**** Exercise inputs
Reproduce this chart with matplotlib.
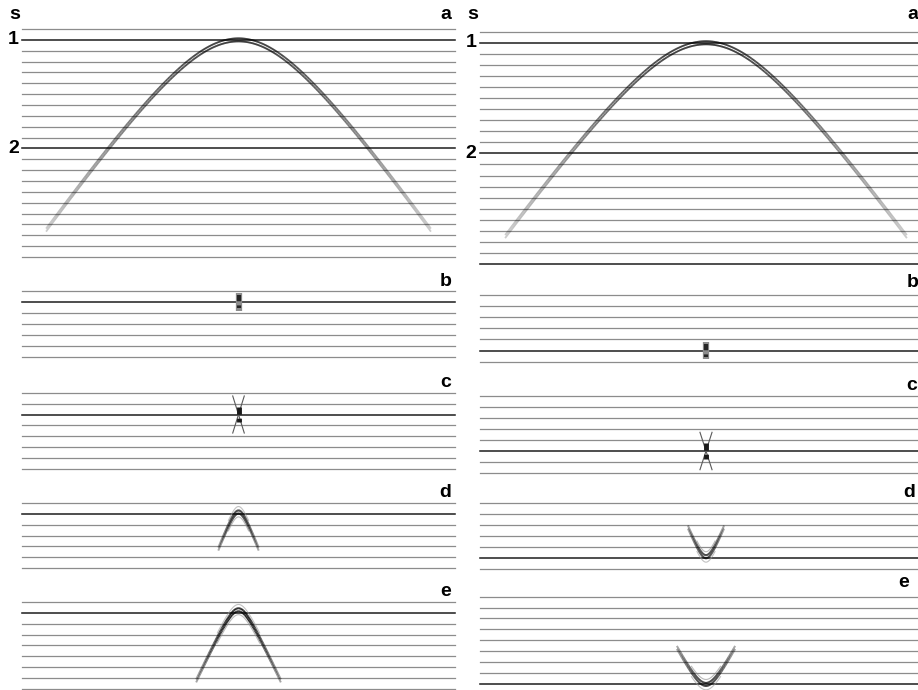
import numpy as np
import matplotlib
matplotlib.use( "Agg" )
import matplotlib.pyplot        as plt
import matplotlib.transforms    as mtr
from matplotlib.collections import LineCollection


# ========================================================= #
# ===  data                                             === #
# ========================================================= #
#  --- trace times (s) of each panel window  --- #
times_a   = [ 0.9 + 0.1*i for i in range(22) ]
times_b   = [ 0.9, 1.0, 1.1, 1.2, 1.3, 1.4, 1.5 ]
times_c   = [ 0.9, 1.0, 1.1, 1.2, 1.3, 1.4, 1.5, 1.6 ]
times_d   = [ 0.9, 1.0, 1.1, 1.2, 1.3, 1.4, 1.5 ]
times_e   = [ 0.9, 1.0, 1.1, 1.2, 1.3, 1.4, 1.5, 1.6, 1.7, 1.8 ]
time_ticks  = [ 1.0, 2.0 ]
time_labels = [ "1", "2" ]
panel_names = [ "a", "b", "c", "d", "e" ]

#  --- hyperbola of panel a : t0 [s], velocity, max offset  --- #
hyp_t0     = 1.0
hyp_vel    = 0.78
hyp_xmax   = 2.0

#  --- event times  (left / right column)  --- #
event_b    = [ 1.0, 1.4 ]
event_c    = [ 1.1, 1.4 ]
#  --- small hyperbolae: apex time, end time, half width, curvature t0  --- #
small_d    = [ ( 0.97, 1.31, 0.21, 0.15 ), ( 1.40, 1.13, 0.18, 0.15 ) ]
small_e    = [ ( 0.955, 1.615, 0.44, 0.20 ), ( 1.72, 1.38, 0.29, 0.20 ) ]

#  --- darker traces (index)  --- #
dark_a     = [ [ 1, 11 ], [ 1, 11, 21 ] ]
dark_b     = [ [ 1 ], [ 5 ] ]
dark_c     = [ [ 2 ], [ 5 ] ]
dark_d     = [ [ 1 ], [ 5 ] ]
dark_e     = [ [ 1 ], [ 8 ] ]


# ========================================================= #
# ===  layout helpers                                   === #
# ========================================================= #
W, H = 918, 690
fig  = plt.figure( figsize=(W/100, H/100), dpi=100 )

def px_axes( x0, x1, y0, y1, tmin, tmax ):
    ax = fig.add_axes( [ x0/W, 1.0-y1/H, (x1-x0)/W, (y1-y0)/H ] )
    ax.set_xlim( -2.25, 2.25 )
    ax.set_ylim( tmax, tmin )
    ax.axis( "off" )
    return( ax )

def draw_traces( ax, times, dark ):
    for ik, t in enumerate( times ):
        if ( ik in dark ):
            ax.plot( [-2.25,2.25], [t,t], color="0.15", lw=1.15, clip_on=False )
        else:
            ax.plot( [-2.25,2.25], [t,t], color="0.55", lw=0.9, clip_on=False )

def fade_curve( ax, x, t, lw=1.2, amin=0.25 ):
    pts   = np.array( [ x, t ] ).T.reshape( -1, 1, 2 )
    segs  = np.concatenate( [ pts[:-1], pts[1:] ], axis=1 )
    xm    = 0.5*( x[:-1] + x[1:] )
    alpha = 1.0 - ( 1.0-amin )*np.abs( xm ) / np.max( np.abs( x ) )
    cols  = np.zeros( ( len(xm), 4 ) )
    cols[:,3] = alpha
    ax.add_collection( LineCollection( segs, colors=cols, linewidths=lw, clip_on=False ) )

def small_hyp( ax, tap, tend, w, t0 ):
    sgn  = 1.0 if tend > tap else -1.0
    dp   = abs( tend - tap )
    v    = w / np.sqrt( ( dp+t0 )**2 - t0**2 )
    x    = np.linspace( -w, w, 121 )
    tt   = tap + sgn*( np.sqrt( t0**2 + (x/v)**2 ) - t0 )
    xs   = np.linspace( -0.5*w, 0.5*w, 61 )
    ts   = tap + sgn*( np.sqrt( t0**2 + (xs/v)**2 ) - t0 )
    ax.plot( xs, ts - sgn*0.035, color="0.6", lw=0.8, alpha=0.6, clip_on=False )
    fade_curve( ax, x, tt,              lw=1.4, amin=0.35 )
    fade_curve( ax, x, tt + sgn*0.028,  lw=1.4, amin=0.35 )
    ax.plot( xs, ts + sgn*0.06, color="0.55", lw=0.8, alpha=0.6, clip_on=False )

def letter( ax, xf, t, s ):
    tr = mtr.blended_transform_factory( ax.transAxes, ax.transData )
    ax.text( xf, t, s, transform=tr, ha="center", va="center",
             fontsize=14, fontweight="bold", family="Liberation Sans", clip_on=False )


# ========================================================= #
# ===  panels                                           === #
# ========================================================= #
cols  = [ ( 22, 455 ), ( 480, 932 ) ]
boxes = { "a": [ ( 29.0, 257.0 ), ( 31.7, 264.0 ) ],
          "b": [ ( 290.7, 357.3 ), ( 295.0, 361.7 ) ],
          "c": [ ( 392.7, 469.0 ), ( 396.0, 473.0 ) ],
          "d": [ ( 502.7, 568.3 ), ( 503.3, 569.3 ) ],
          "e": [ ( 602.3, 699.3 ), ( 596.7, 694.7 ) ] }
times = { "a": times_a, "b": times_b, "c": times_c, "d": times_d, "e": times_e }
darks = { "a": dark_a,  "b": dark_b,  "c": dark_c,  "d": dark_d,  "e": dark_e  }
lpos  = { "a": [ ( 0.978, 0.13 ), ( 0.957, 0.16 ) ],
          "b": [ ( 0.978, 0.08 ), ( 0.957, 0.11 ) ],
          "c": [ ( 0.978, 0.09 ), ( 0.955, 0.10 ) ],
          "d": [ ( 0.978, 0.09 ), ( 0.950, 0.10 ) ],
          "e": [ ( 0.978, 0.10 ), ( 0.938, 0.13 ) ] }

for ic, ( x0, x1 ) in enumerate( cols ):
    for name in panel_names:
        y0, y1 = boxes[name][ic]
        tt     = times[name]
        ax     = px_axes( x0, x1, y0, y1, tt[0], tt[-1] )
        draw_traces( ax, tt, darks[name][ic] )
        xf, dy = lpos[name][ic]
        letter( ax, xf, tt[0]-dy, name )

        if ( name == "a" ):
            letter( ax, -0.016, tt[0]-dy, "s" )
            for tk, tl in zip( time_ticks, time_labels ):
                letter( ax, -0.020, tk, tl )
            x  = np.linspace( -hyp_xmax, hyp_xmax, 601 )
            th = np.sqrt( hyp_t0**2 + ( x/hyp_vel )**2 )
            fade_curve( ax, x, th - 0.014, lw=1.3, amin=0.2 )
            fade_curve( ax, x, th + 0.014, lw=1.3, amin=0.2 )

        elif ( name == "b" ):
            te = event_b[ic]
            ax.plot( [0,0], [te-0.08, te+0.08], color="0.55", lw=4.5, solid_capstyle="butt" )
            ax.plot( [0,0], [te-0.06, te+0.06], color="0.15", lw=3.0, solid_capstyle="butt",
                     dashes=(1.5,1.0) )

        elif ( name == "c" ):
            te = event_c[ic]
            for sg in [ -1.0, 1.0 ]:
                ax.plot( [-0.06, 0.06], [te-0.17*sg, te+0.17*sg], color="0.35", lw=0.8 )
            ax.plot( [0,0], [te-0.07, te+0.07], color="0.1", lw=3.5, solid_capstyle="butt",
                     dashes=(1.5,0.8) )

        elif ( name == "d" ):
            small_hyp( ax, *small_d[ic] )

        elif ( name == "e" ):
            small_hyp( ax, *small_e[ic] )

fig.savefig( "out.png", dpi=100 )
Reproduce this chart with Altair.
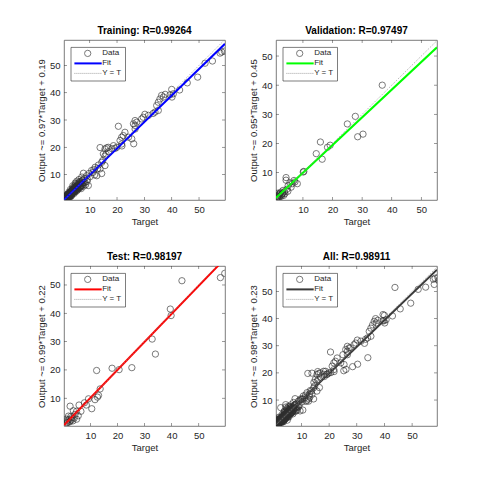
import altair as alt
import pandas as pd

# ---------------- data ----------------
train_target = [59.3, 58.3, 57.7, 54.9, 52.2, 49.5, 45.7, 42.9, 40.0, 40.6, 39.4, 40.1, 37.6, 37.0, 36.3,
                35.7, 35.1, 34.5, 35.1, 33.9, 33.2, 31.5, 30.2, 29.6, 29.0, 27.2, 26.6, 26.6, 26.0, 26.6,
                26.1, 25.4, 24.2, 22.9, 22.3, 21.7, 20.5, 21.1, 21.7, 21.8, 19.9, 18.7, 19.3, 18.1, 16.9,
                16.8, 16.2, 15.6, 13.8, 15.0, 15.6, 16.0, 14.4, 14.8, 15.6, 13.8, 14.4, 13.2, 12.9, 12.0,
                11.5, 11.2, 10.7, 11.8, 12.6, 10.2, 9.7, 9.2, 8.9, 7.7, 8.5, 9.5,
                8.1, 7.9, 7.5, 7.2, 7.0, 6.8, 6.6, 6.4, 6.2, 6.0, 5.9, 5.7, 5.5, 5.4, 5.2, 5.0, 4.9, 4.8,
                4.6, 4.5, 4.4, 4.2, 4.1, 4.0, 3.9, 3.8, 3.7, 3.6, 3.5, 3.4, 3.3, 3.2, 3.1, 3.0, 2.9, 2.8,
                2.7, 2.6, 2.5, 2.5, 2.4, 2.3, 2.2, 2.2, 2.1, 2.0, 1.9, 1.9, 1.8, 1.7, 1.7, 1.6, 1.5, 1.5,
                1.4, 1.3, 1.3, 1.2, 1.1, 1.1, 1.0, 1.0, 0.9, 1.6, 2.0, 2.7, 3.4, 4.3, 5.1, 5.8, 6.5, 7.3,
                8.3, 7.8, 6.9, 9.0, 3.0, 4.7, 5.3, 6.1, 7.1, 2.4, 3.8, 1.2, 1.8, 2.9,
                1.0, 1.2, 1.4, 1.5, 1.7, 1.8, 2.0, 2.1, 2.3, 2.4, 2.6, 2.7, 2.9, 3.0, 3.2, 3.3, 3.5, 3.6,
                3.8, 4.0, 4.2, 4.4, 4.6, 4.8, 5.0, 5.3, 5.6, 5.9, 6.2, 6.6, 7.0, 7.4, 1.1, 1.3, 1.6, 1.9,
                2.2, 2.5, 2.8, 3.1, 3.4, 3.7, 4.1, 4.5, 4.9, 5.4, 6.0, 6.7, 1.2, 1.5, 1.8, 2.1, 2.4, 2.7,
                3.0, 3.5]
train_output = [55.2, 54.9, 54.5, 51.6, 50.8, 45.7, 43.6, 41.0, 41.2, 39.6, 39.2, 38.4, 39.4, 38.4, 39.0,
                37.7, 36.5, 35.3, 33.5, 32.9, 32.4, 31.7, 32.1, 31.0, 30.4, 29.2, 29.8, 28.0, 28.6, 26.7,
                21.3, 23.1, 23.7, 25.5, 24.3, 23.7, 27.7, 22.5, 21.2, 20.5, 20.0, 20.6, 19.6, 19.5, 18.4,
                20.0, 19.8, 19.4, 19.9, 17.6, 16.8, 17.5, 14.5, 15.2, 13.3, 12.1, 10.4, 13.5, 12.2, 12.7,
                11.8, 10.8, 11.5, 9.9, 9.6, 9.3, 10.4, 8.2, 9.6, 10.5, 6.3, 6.0,
                8.6, 7.2, 8.0, 6.8, 7.6, 5.9, 6.5, 7.4, 5.2, 6.3, 7.1, 5.6, 4.8, 6.0, 5.2, 6.6, 4.4, 5.5,
                4.9, 3.8, 5.8, 4.3, 3.6, 4.8, 5.2, 3.9, 3.2, 4.4, 3.6, 2.9, 4.0, 3.3, 2.6, 3.7, 2.9, 2.4,
                3.3, 2.6, 2.0, 3.0, 2.4, 1.9, 2.7, 2.1, 1.6, 2.3, 1.8, 1.4, 2.1, 1.6, 1.2, 1.9, 1.4, 1.1,
                1.7, 1.3, 1.0, 1.5, 1.2, 0.9, 1.4, 1.1, 1.0, 2.4, 2.9, 2.0, 2.3, 3.1, 3.9, 4.6, 5.4, 6.2,
                7.1, 5.8, 4.9, 7.5, 4.6, 6.9, 7.6, 8.2, 9.1, 3.6, 5.9, 2.0, 2.8, 1.8,
                1.3, 1.0, 1.8, 1.2, 2.0, 1.5, 1.7, 2.5, 1.9, 2.8, 2.2, 3.1, 2.5, 3.5, 2.8, 3.8, 3.0, 4.1,
                3.4, 4.5, 3.8, 4.9, 4.1, 5.3, 4.5, 5.8, 4.9, 6.4, 5.5, 7.0, 6.1, 7.9, 1.5, 1.1, 2.1, 1.6,
                2.9, 2.0, 3.3, 2.5, 4.0, 3.0, 4.6, 3.6, 5.6, 4.3, 6.8, 5.4, 0.9, 1.9, 1.3, 2.6, 1.8, 3.4,
                2.2, 4.4]

val_target = [36.8, 27.7, 25.0, 28.5, 30.3, 15.9, 19.2, 18.3, 14.5, 16.5, 10.1, 10.3, 4.3, 4.3, 8.1,
              7.0, 6.4, 5.6, 5.0, 4.6, 3.8, 3.2, 2.8, 2.5, 2.2, 1.9, 1.6, 1.3, 1.2, 3.5, 4.9, 6.0,
              2.0, 3.0, 1.5, 7.3, 2.3, 2.7, 3.3, 3.9, 1.8, 1.4]
val_output = [40.0, 29.3, 26.7, 22.3, 23.2, 20.5, 19.4, 18.7, 16.5, 14.6, 10.2, 10.4, 8.3, 7.4, 6.2,
              7.3, 6.2, 6.5, 5.5, 4.3, 3.5, 3.0, 2.4, 3.3, 2.0, 2.6, 1.7, 2.9, 1.4, 2.2, 3.6, 5.0,
              1.5, 2.7, 1.1, 6.8, 2.9, 1.9, 3.9, 2.8, 2.2, 1.9]

test_target = [59.6, 58.0, 43.8, 39.5, 39.8, 32.8, 34.0, 25.3, 20.6, 18.0, 12.3, 13.6, 13.0, 12.6, 11.7,
               9.3, 10.5, 7.8, 8.5, 5.8, 2.5, 3.7, 4.9, 6.5, 4.3, 5.5, 1.9, 3.1, 4.9, 2.5, 1.2, 1.2,
               2.0, 3.5, 1.6, 2.8, 4.0, 1.4, 2.2, 3.0]
test_output = [54.1, 52.6, 51.5, 41.5, 39.2, 30.9, 25.6, 20.8, 20.1, 20.6, 19.8, 13.3, 11.0, 10.4, 9.5,
               9.8, 6.3, 8.4, 7.6, 7.6, 7.2, 5.6, 5.4, 5.4, 4.3, 3.8, 3.7, 3.1, 2.6, 1.9, 2.6, 1.3,
               2.5, 2.0, 1.5, 3.6, 3.0, 2.1, 1.6, 2.4]

panel_names = ["Training", "Validation", "Test", "All"]
panel_r = ["0.99264", "0.97497", "0.98197", "0.98911"]
fit_slope = [0.97, 0.95, 0.99, 0.98]
fit_intercept = [0.19, 0.45, 0.22, 0.23]
fit_colors = ["#0000FF", "#00FF00", "#FF0000", "#3a3a3a"]
x_domains = [[0.6, 59.5], [0.9, 55.3], [0.25, 59.7], [0.8, 59.0]]
y_domains = [[0.7, 59.3], [0.6, 55.5], [0.2, 56.7], [0.43, 59.4]]
tick_values = [10, 20, 30, 40, 50]
legend_labels = ["Data", "Fit", "Y = T"]

W, H = 161, 160
FONT = "Liberation Sans"
MARK = "#2e2e2e"
one = pd.DataFrame({"k": [0]})


def panel(i, T, O):
    xs = alt.Scale(domain=x_domains[i], nice=False, zero=False)
    ys = alt.Scale(domain=y_domains[i], nice=False, zero=False)
    ytitle = f"Output ~= {fit_slope[i]}*Target + {fit_intercept[i]}"
    xax = alt.Axis(values=tick_values, title="Target")
    yax = alt.Axis(values=tick_values, title=ytitle)
    X = lambda f: alt.X(f, type="quantitative", scale=xs, axis=xax)
    Y = lambda f: alt.Y(f, type="quantitative", scale=ys, axis=yax)

    pts = alt.Chart(pd.DataFrame({"Target": T, "Output": O})).mark_point(
        shape="circle", filled=False, size=40, stroke=MARK, strokeWidth=0.9, clip=True
    ).encode(x=X("Target"), y=Y("Output"))

    x0, x1 = x_domains[i]
    fit_df = pd.DataFrame({"Target": [x0, x1],
                           "Output": [fit_slope[i] * x0 + fit_intercept[i],
                                      fit_slope[i] * x1 + fit_intercept[i]]})
    fit = alt.Chart(fit_df).mark_line(color=fit_colors[i], strokeWidth=2, clip=True).encode(
        x=X("Target"), y=Y("Output"))

    lo = min(x_domains[i][0], y_domains[i][0])
    hi = max(x_domains[i][1], y_domains[i][1])
    diag = alt.Chart(pd.DataFrame({"Target": [lo, hi], "Output": [lo, hi]})).mark_line(
        color="#8c8c8c", strokeWidth=0.8, strokeDash=[1, 1.5], clip=True
    ).encode(x=X("Target"), y=Y("Output"))

    tdf = pd.DataFrame({"v": tick_values})
    tick_kw = dict(color="#333333", thickness=0.7, size=6, clip=True)
    t_top = alt.Chart(tdf).mark_tick(orient="vertical", **tick_kw).encode(x=X("v"), y=alt.value(0))
    t_bot = alt.Chart(tdf).mark_tick(orient="vertical", **tick_kw).encode(x=X("v"), y=alt.value(H))
    t_lef = alt.Chart(tdf).mark_tick(orient="horizontal", **tick_kw).encode(y=Y("v"), x=alt.value(0))
    t_rig = alt.Chart(tdf).mark_tick(orient="horizontal", **tick_kw).encode(y=Y("v"), x=alt.value(W))

    box = alt.Chart(one).mark_rect(fill="white", stroke="#262626", strokeWidth=0.6).encode(
        x=alt.value(7), x2=alt.value(61.5), y=alt.value(7.4), y2=alt.value(41))
    l_pt = alt.Chart(one).mark_point(shape="circle", filled=False, size=40, stroke=MARK,
                                     strokeWidth=0.9).encode(x=alt.value(23.7), y=alt.value(13.4))
    l_fit = alt.Chart(one).mark_rule(color=fit_colors[i], strokeWidth=2).encode(
        x=alt.value(10.4), x2=alt.value(37.7), y=alt.value(23.4))
    l_diag = alt.Chart(one).mark_rule(color="#8c8c8c", strokeWidth=0.8, strokeDash=[1, 1]).encode(
        x=alt.value(10.4), x2=alt.value(37.7), y=alt.value(33.4))
    texts = []
    for lab, yy in zip(legend_labels, [13.4, 23.4, 33.4]):
        texts.append(alt.Chart(one).mark_text(align="left", baseline="middle", fontSize=8, font=FONT,
                                              color="#262626").encode(
            x=alt.value(38.2), y=alt.value(yy), text=alt.value(lab)))

    return alt.layer(pts, fit, diag, t_top, t_bot, t_lef, t_rig, box, l_pt, l_fit, l_diag, *texts).properties(
        width=W, height=H, title=f"{panel_names[i]}: R={panel_r[i]}")


all_target = train_target + val_target + test_target
all_output = train_output + val_output + test_output

p1 = panel(0, train_target, train_output)
p2 = panel(1, val_target, val_output)
p3 = panel(2, test_target, test_output)
p4 = panel(3, all_target, all_output)

chart = alt.vconcat(
    alt.hconcat(p1, p2, spacing=22),
    alt.hconcat(p3, p4, spacing=22),
    spacing=24,
).properties(
    padding={"left": 28, "top": 17, "right": 5, "bottom": 5},
    background="white",
).configure_axis(
    labelFont=FONT, titleFont=FONT, labelFontSize=9.5, titleFontSize=9.5,
    titleFontWeight="normal", labelColor="#262626", titleColor="#262626",
    tickSize=0, domain=False, grid=False, labelPadding=4, titlePadding=3,
).configure_title(
    font=FONT, fontSize=10, fontWeight="bold", color="#000000", offset=4,
).configure_view(
    stroke="#5a5a5a", strokeWidth=0.8,
)

chart.save("out.html", embed_options={"renderer": "svg", "actions": False})
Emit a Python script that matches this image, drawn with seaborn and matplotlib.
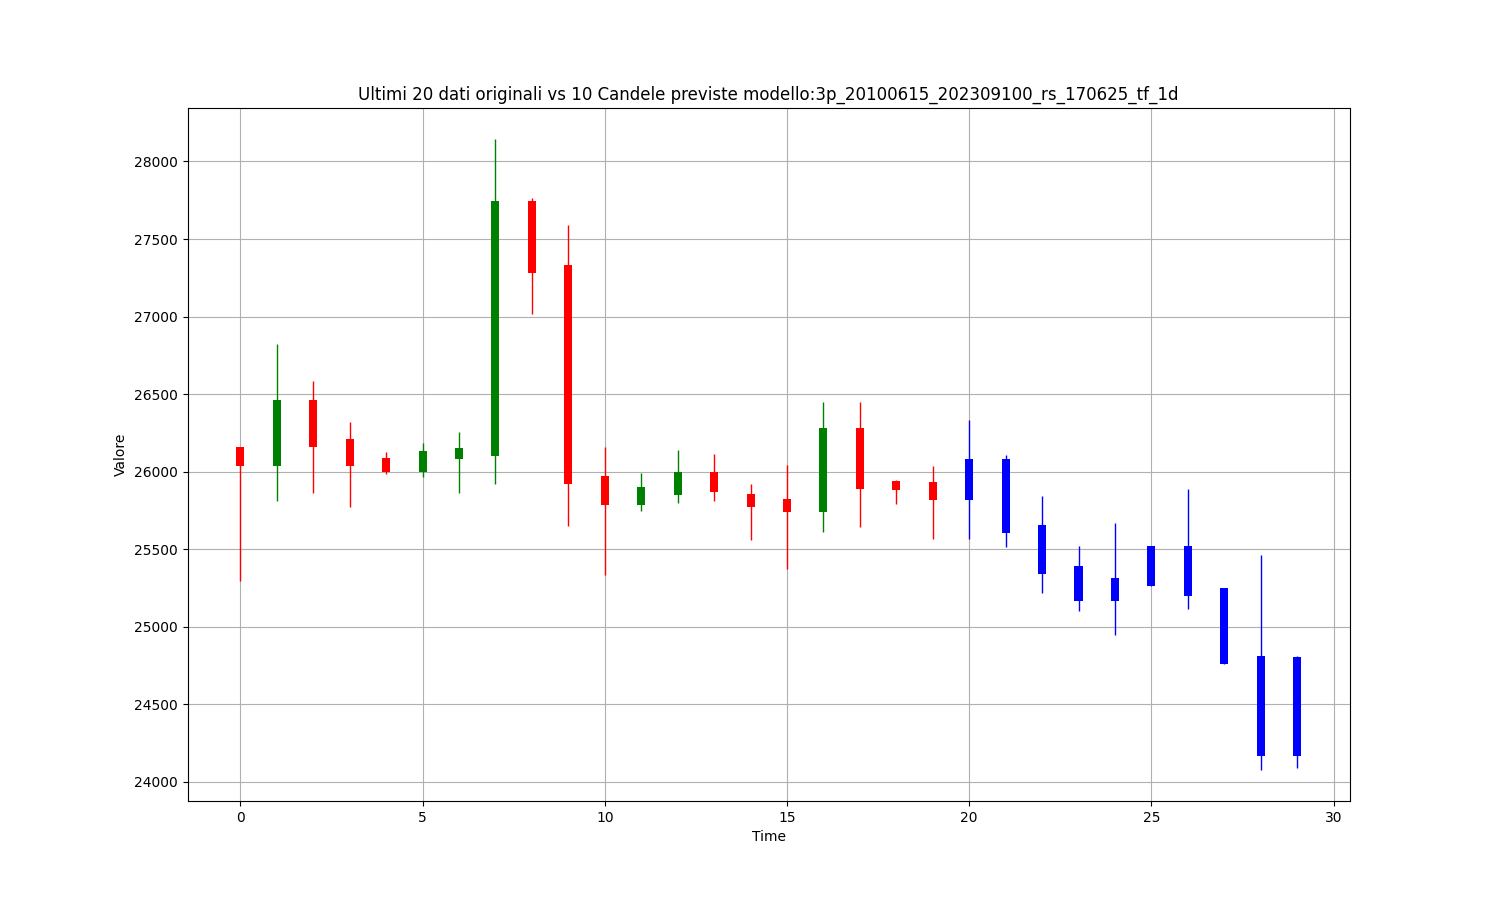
import matplotlib
matplotlib.use("Agg")
import matplotlib.pyplot as plt
import seaborn as sns
import numpy as np

# Original candles (20) and forecast candles (10)
time = list(range(30))
opens = [26160, 26037, 26461, 26209, 26087, 25999, 26080, 26102, 27744, 27332,
         25971, 25784, 25849, 25999, 25855, 25823, 25739, 26280, 25941, 25932,
         26080, 26080, 25655, 25391, 25314, 25520, 25520, 25250, 24812, 24807]
closes = [26037, 26461, 26160, 26037, 25999, 26132, 26151, 27744, 27279, 25919,
          25784, 25900, 25999, 25868, 25771, 25739, 26280, 25889, 25881, 25816,
          25816, 25606, 25342, 25168, 25168, 25262, 25198, 24760, 24163, 24163]
highs = [26160, 26821, 26585, 26321, 26128, 26184, 26254, 28142, 27766, 27588,
         26158, 25990, 26138, 26113, 25919, 26042, 26448, 26448, 25947, 26035,
         26332, 26108, 25844, 25522, 25668, 25520, 25887, 25250, 25464, 24814]
lows = [25297, 25812, 25861, 25773, 25984, 25967, 25861, 25919, 27019, 25651,
        25335, 25746, 25797, 25810, 25559, 25372, 25610, 25644, 25791, 25565,
        25565, 25516, 25217, 25101, 24947, 25262, 25114, 24760, 24079, 24090]
n_original = 20

title = "Ultimi 20 dati originali vs 10 Candele previste modello:3p_20100615_202309100_rs_170625_tf_1d"

sns.set_style("whitegrid", rc={
    "axes.edgecolor": "black",
    "axes.linewidth": 0.8,
    "grid.color": "#b0b0b0",
    "grid.linewidth": 0.8,
    "grid.linestyle": "-",
    "xtick.bottom": True,
    "ytick.left": True,
    "xtick.color": "black",
    "ytick.color": "black",
    "axes.labelcolor": "black",
    "text.color": "black",
})
plt.rcParams["font.family"] = ["DejaVu Sans"]

fig, ax = plt.subplots(figsize=(15, 9), dpi=100)
fig.subplots_adjust(left=0.125, right=0.9, top=0.88, bottom=0.11)

colors = []
for i in range(len(time)):
    if i >= n_original:
        colors.append("blue")
    elif closes[i] >= opens[i]:
        colors.append("green")
    else:
        colors.append("red")

x = np.array(time)
o = np.array(opens)
c = np.array(closes)
ax.vlines(x, lows, highs, colors=colors, linewidth=1, zorder=2)
ax.bar(x, np.abs(c - o), bottom=np.minimum(o, c), width=0.22,
       color=colors, linewidth=0, zorder=3)

ax.set_xlim(-1.45, 30.45)
ax.set_ylim(23876, 28345)
ax.set_xticks([0, 5, 10, 15, 20, 25, 30])
ax.set_yticks([24000, 24500, 25000, 25500, 26000, 26500, 27000, 27500, 28000])
ax.grid(True)
ax.set_axisbelow(True)
ax.tick_params(labelsize=10, length=3.5, width=0.8)
ax.set_title(title, fontsize=12)
ax.set_xlabel("Time", fontsize=10)
ax.set_ylabel("Valore", fontsize=10)

fig.savefig("out.png", dpi=100)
********
• Task to complete
Transcribe the opening line of the listing above, please, and every line after it through the line with "from matplotlib.collections import", word for word, without pictures.

• Answer to the task
Reproduce this chart with matplotlib.
import numpy as np
import matplotlib
matplotlib.use( "Agg" )
import matplotlib.pyplot        as plt
import matplotlib.transforms    as mtr
from matplotlib.collections import LineCollection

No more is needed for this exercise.